Semejante a esta belleza es la de la dama Ligeia, en el cuento del mismo nombre, de Edgar Allan Poe: “los cabellos, como ala de cuervo, lustrosos, exuberantes y naturalmente rizados, que demostraban toda la fuerza del epíteto homérico: cabellera de jacinto”.

Con menor fortuna reaparece el tema en muchos escritores de la época, pero después de las piezas maestras que acabo de citar, ya no hay nada digno de mención hasta el relato “La cabellera”, de Efrén Rebolledo. Se trata de una historia fuertemente fetichista donde la cabellera de la amada adquiere la fuerza de un signo trágico: “Se asemejaba a la bandera de un navío que se hunde [...] La cabellera lo atraía y lo horrorizaba a la vez como poderoso imán; la acariciaba; jugaba con ella; la extendía sobre la marmórea espalda; la dejaba correr como un río, como un río tenebroso y de aguas encantadas; cual si fueran flores, comenzó a deshojar sobre ella sus sueños que flotaban y se hundían en la cascada de ébano, ante aquella corriente bituminosa, de ondas crespas y frías [...] La cabellera, la fatídica cabellera undosa y desordenada como un bosque enmarañado por los tigres”.
Por supuesto, el prestigio sexual de los cabellos tiene antecedentes muy anteriores a Baudelaire y los prerrafaelistas. Está presente en leyendas como la de Rapunzel, en la imagen de las sirenas que cantan mientras peinan sus largas guedejas para enloquecer a los marineros, en costumbres cristianas como la de guardar cabellos en calidad de reliquias, en la creencia de la Inquisición de que las brujas podían liberar un gran poder con sólo soltarse el pelo, en el aséptico horror de los judíos hacia la potencia tentadora de la cabellera femenina, y es evidente que los salvajes indios de Norteamérica eran fetichistas de los cueros cabelludos.

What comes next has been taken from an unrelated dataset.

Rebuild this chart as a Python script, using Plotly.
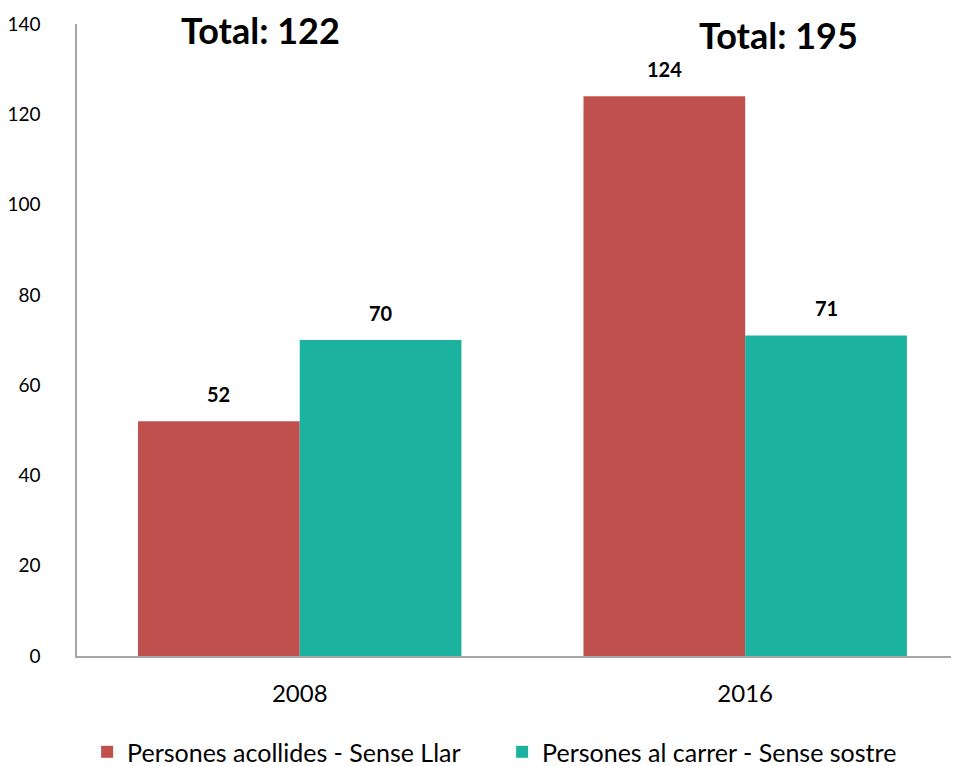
import plotly.graph_objects as go

years = ["2008", "2016"]
acollides = [52, 124]
carrer = [70, 71]
totals = [122, 195]

series_names = ["Persones acollides - Sense Llar", "Persones al carrer - Sense sostre"]
series_colors = ["#C0504D", "#1BB3A0"]

FONT = "Lato"
BARGAP = 0.274

fig = go.Figure()

for name, vals, color in zip(series_names, [acollides, carrer], series_colors):
    fig.add_trace(go.Bar(
        x=years,
        y=vals,
        name=name,
        marker=dict(color=color, line=dict(width=0)),
    ))

# value labels above each bar (offset = half a bar width within the group)
half = (1 - BARGAP) / 4
for s, vals in enumerate([acollides, carrer]):
    for i, v in enumerate(vals):
        fig.add_annotation(
            x=i + (-half if s == 0 else half), y=v,
            xref="x", yref="y",
            text=f"<b>{v}</b>",
            showarrow=False,
            yanchor="middle",
            yshift=27,
            font=dict(family=FONT, size=20, color="#000000"),
        )

# totals above each group
for i, tot in enumerate(totals):
    fig.add_annotation(
        x=i, y=0.99 - 0.007 * i,
        xref="x", yref="paper",
        xshift=-39 if i == 0 else 33,
        text=f"<b>Total: {tot}</b>",
        showarrow=False,
        font=dict(family=FONT, size=36, color="#000000"),
        yanchor="middle",
        borderpad=0,
    )

# page body adds an 8px margin, so the figure is sized 8px smaller
fig.update_layout(
    width=951,
    height=758,
    barmode="group",
    bargap=BARGAP,
    bargroupgap=0,
    plot_bgcolor="white",
    paper_bgcolor="white",
    margin=dict(l=69, r=0, t=16, b=110, autoexpand=False),
    font=dict(family=FONT, size=20, color="#000000"),
    legend=dict(
        orientation="h",
        x=0.482, xanchor="center",
        y=-0.152, yanchor="middle",
        font=dict(family=FONT, size=25),
        traceorder="normal",
        entrywidth=370,
        itemwidth=30,
    ),
)

fig.update_xaxes(
    type="category",
    range=[-0.5, 1.48],
    showline=True,
    linecolor="#A6A6A6",
    linewidth=1.5,
    showgrid=False,
    ticks="",
    automargin=False,
    ticklabelstandoff=15,
    tickfont=dict(family=FONT, size=24),
)

fig.update_yaxes(
    range=[0, 140],
    dtick=20,
    showline=True,
    linecolor="#A6A6A6",
    linewidth=1.5,
    showgrid=False,
    zeroline=False,
    ticks="",
    automargin=False,
    ticklabelstandoff=31,
    tickfont=dict(family=FONT, size=19),
)

fig.write_html("out.html")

Por otra parte, en el tantra se dice que la manera como se peinen los cabellos de una mujer puede controlar poderes cósmicos de creación y destrucción. La cabellera de Isis posee poderes mágicos de protección, resurrección y reencarnación. En efecto, le devolvió la vida a Osiris sacudiendo sus cabellos encima de él.

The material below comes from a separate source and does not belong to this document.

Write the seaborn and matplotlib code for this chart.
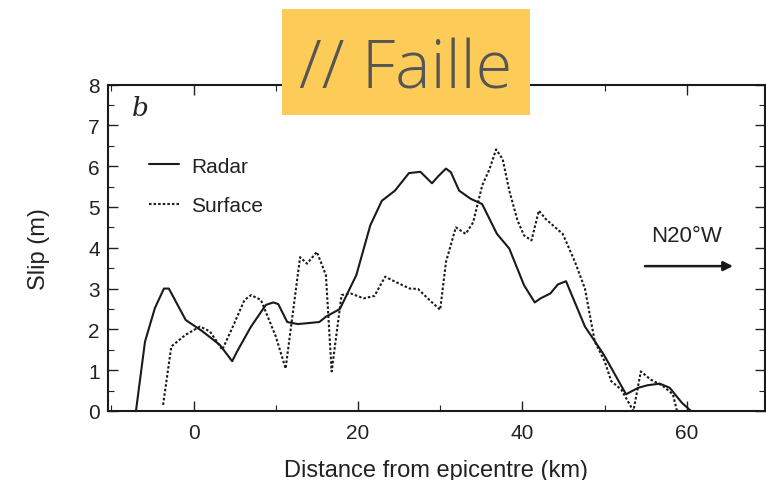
import matplotlib
matplotlib.use("Agg")
import matplotlib.pyplot as plt
from matplotlib.patches import Rectangle
from matplotlib.ticker import MultipleLocator
import seaborn as sns
import pandas as pd

# ---- data ----
radar_x = [-7.0, -5.9, -4.7, -3.6, -3.0, -0.95, 1.1, 3.2, 4.7, 5.3, 7.0, 8.8, 9.7, 10.3,
           11.4, 12.7, 15.3, 16.1, 17.8, 19.8, 21.5, 22.9, 24.5, 26.2, 27.6, 29.0, 29.8,
           30.7, 31.3, 32.3, 33.7, 35.1, 36.9, 38.4, 40.2, 41.5, 42.2, 43.4, 44.3, 45.3,
           47.6, 49.9, 52.6, 54.1, 55.2, 56.7, 57.9, 59.4, 60.5]
radar_y = [0.0, 1.70, 2.52, 3.0, 3.0, 2.23, 1.95, 1.62, 1.22, 1.46, 2.07, 2.6, 2.66, 2.62,
           2.18, 2.13, 2.18, 2.31, 2.5, 3.33, 4.55, 5.15, 5.4, 5.83, 5.86, 5.58, 5.76,
           5.94, 5.85, 5.4, 5.2, 5.07, 4.34, 3.98, 3.08, 2.66, 2.76, 2.88, 3.1, 3.18,
           2.07, 1.38, 0.41, 0.57, 0.63, 0.67, 0.57, 0.2, 0.0]

surface_x = [-3.7, -2.7, -0.95, 0.8, 2.0, 3.5, 4.7, 6.2, 7.0, 8.2, 10.0, 11.2, 12.96, 13.8,
             15.0, 16.1, 16.8, 18.0, 19.1, 20.7, 22.0, 23.3, 24.5, 26.3, 27.3, 28.9, 30.0,
             30.7, 31.9, 33.1, 34.0, 35.1, 36.0, 36.8, 37.6, 38.4, 39.4, 40.2, 41.1, 42.0,
             42.8, 43.7, 44.9, 46.4, 47.6, 48.8, 50.0, 50.8, 52.0, 53.5, 54.4, 55.6, 57.1,
             58.3, 58.8]
surface_y = [0.15, 1.58, 1.87, 2.07, 1.95, 1.5, 2.03, 2.72, 2.84, 2.72, 1.83, 1.04, 3.77, 3.61,
             3.9, 3.33, 0.97, 2.84, 2.88, 2.76, 2.82, 3.29, 3.17, 3.0, 2.99, 2.68, 2.48,
             3.65, 4.5, 4.34, 4.62, 5.52, 5.93, 6.41, 6.17, 5.4, 4.67, 4.3, 4.18, 4.91,
             4.71, 4.55, 4.34, 3.65, 3.0, 1.7, 1.22, 0.73, 0.53, 0.0, 0.97, 0.77, 0.61,
             0.41, 0.0]

series_names = ["Radar", "Surface"]
x_ticks = [0, 20, 40, 60]
y_ticks = [0, 1, 2, 3, 4, 5, 6, 7, 8]
title_text = "// Faille"
panel_letter = "b"
direction_text = "N20°W"
x_label = "Distance from epicentre (km)"
y_label = "Slip (m)"

df = pd.concat([
    pd.DataFrame({"x": radar_x, "y": radar_y, "series": series_names[0]}),
    pd.DataFrame({"x": surface_x, "y": surface_y, "series": series_names[1]}),
], ignore_index=True)

sns.set_theme(style="ticks")
plt.rcParams["font.family"] = ["Liberation Sans", "DejaVu Sans"]

fig = plt.figure(figsize=(7.66, 4.81), dpi=100)
ax = fig.add_axes([108 / 766, 69 / 481, 657 / 766, 326.5 / 481])

sns.lineplot(data=df, x="x", y="y", hue="series", style="series",
             palette={"Radar": "#1a1a1a", "Surface": "#1a1a1a"},
             dashes={"Radar": "", "Surface": (1.2, 1.0)},
             estimator=None, sort=False, linewidth=1.5, ax=ax)

ax.set_xlim(-10.4, 69.5)
ax.set_ylim(0, 8)
ax.set_xticks(x_ticks)
ax.set_yticks(y_ticks)
ax.xaxis.set_minor_locator(MultipleLocator(10))
ax.yaxis.set_minor_locator(MultipleLocator(0.5))
ax.tick_params(which="both", direction="in", top=True, right=True, color="#222222",
               labelsize=15, labelcolor="#222222")
ax.tick_params(axis="x", which="both", pad=9)
ax.tick_params(axis="y", which="both", pad=6)
ax.tick_params(which="major", length=7, width=1.0)
ax.tick_params(which="minor", length=4, width=0.8)
for s in ax.spines.values():
    s.set_linewidth(1.5)
    s.set_color("#1a1a1a")

ax.set_xlabel(x_label, fontsize=17, color="#222222", labelpad=12)
ax.set_ylabel(y_label, fontsize=17, color="#222222", labelpad=27)

leg = ax.legend(loc="upper left", bbox_to_anchor=(0.05, 0.805), frameon=False,
                fontsize=15, handlelength=1.45, handletextpad=0.55, labelspacing=1.0,
                borderaxespad=0)
for t in leg.get_texts():
    t.set_color("#222222")

ax.text(0.037, 0.93, panel_letter, transform=ax.transAxes, fontsize=19,
        family="DejaVu Serif", style="italic", va="center", ha="left", color="#222222")

ax.text(60.0, 4.29, direction_text, fontsize=16, ha="center", va="center", color="#222222")
ax.annotate("", xy=(65.6, 3.55), xytext=(54.9, 3.55),
            arrowprops=dict(arrowstyle="-|>", color="#1a1a1a", lw=1.8,
                            mutation_scale=14, shrinkA=0, shrinkB=0))

# title box
fig.patches.append(Rectangle((282 / 766, (481 - 116) / 481), 248 / 766, 106 / 481,
                             transform=fig.transFigure, facecolor="#FDCB58",
                             edgecolor="none", zorder=10))
fig.text(406 / 766, (481 - 89) / 481, title_text, fontsize=48, ha="center",
         va="baseline", family=["Open Sans", "Lato", "DejaVu Sans"], weight="light",
         color="#555555", zorder=11)

fig.savefig("out.png", dpi=100)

Como tema literario, podemos encontrarlo ya en un poema de Bilitis, la ilustre lesbiana que vivió en el siglo vi de la era pagana. Dice Bilitis: “Eran tus trenzas para mí como un collar de azabache, todo alrededor de mi nuca y de mi pecho. Las acariciaba, y se tejían con mis propios cabellos y, de este modo, una misma cabellera nos ataba, nos ceñía para siempre tu boca con mi boca.”

Más cerca de nosotros, son igualmente ineludibles el pelo verde del “Romance sonámbulo” de Federico García Lorca, y el cabello siempre derramado, ardiendo en una sola llamarada, de Susana San Juan, en Pedro Páramo.

En nuestros días, después de que hace unos años se pusieron de moda las pelonas al estilo Juliette Binoche en Les amants du Pont Neuf, la tradición comienza a resurgir, gracias en gran medida a la insistencia publicitaria de L’Oreal y a cierta canción ya olvidada de Gloria Trevi. Ciertamente, algunos de nuestros escritores contemporáneos han dedicado a este fetichismo predilecto lineas memorables. Dice, por ejemplo, Efraín Bartolomé: “Regálame tu larga cabellera mi joven concubina / Déjame verla ondeando con el viento / Envuélveme con ella / Óyeme bajo ella decir cuánto te amo”.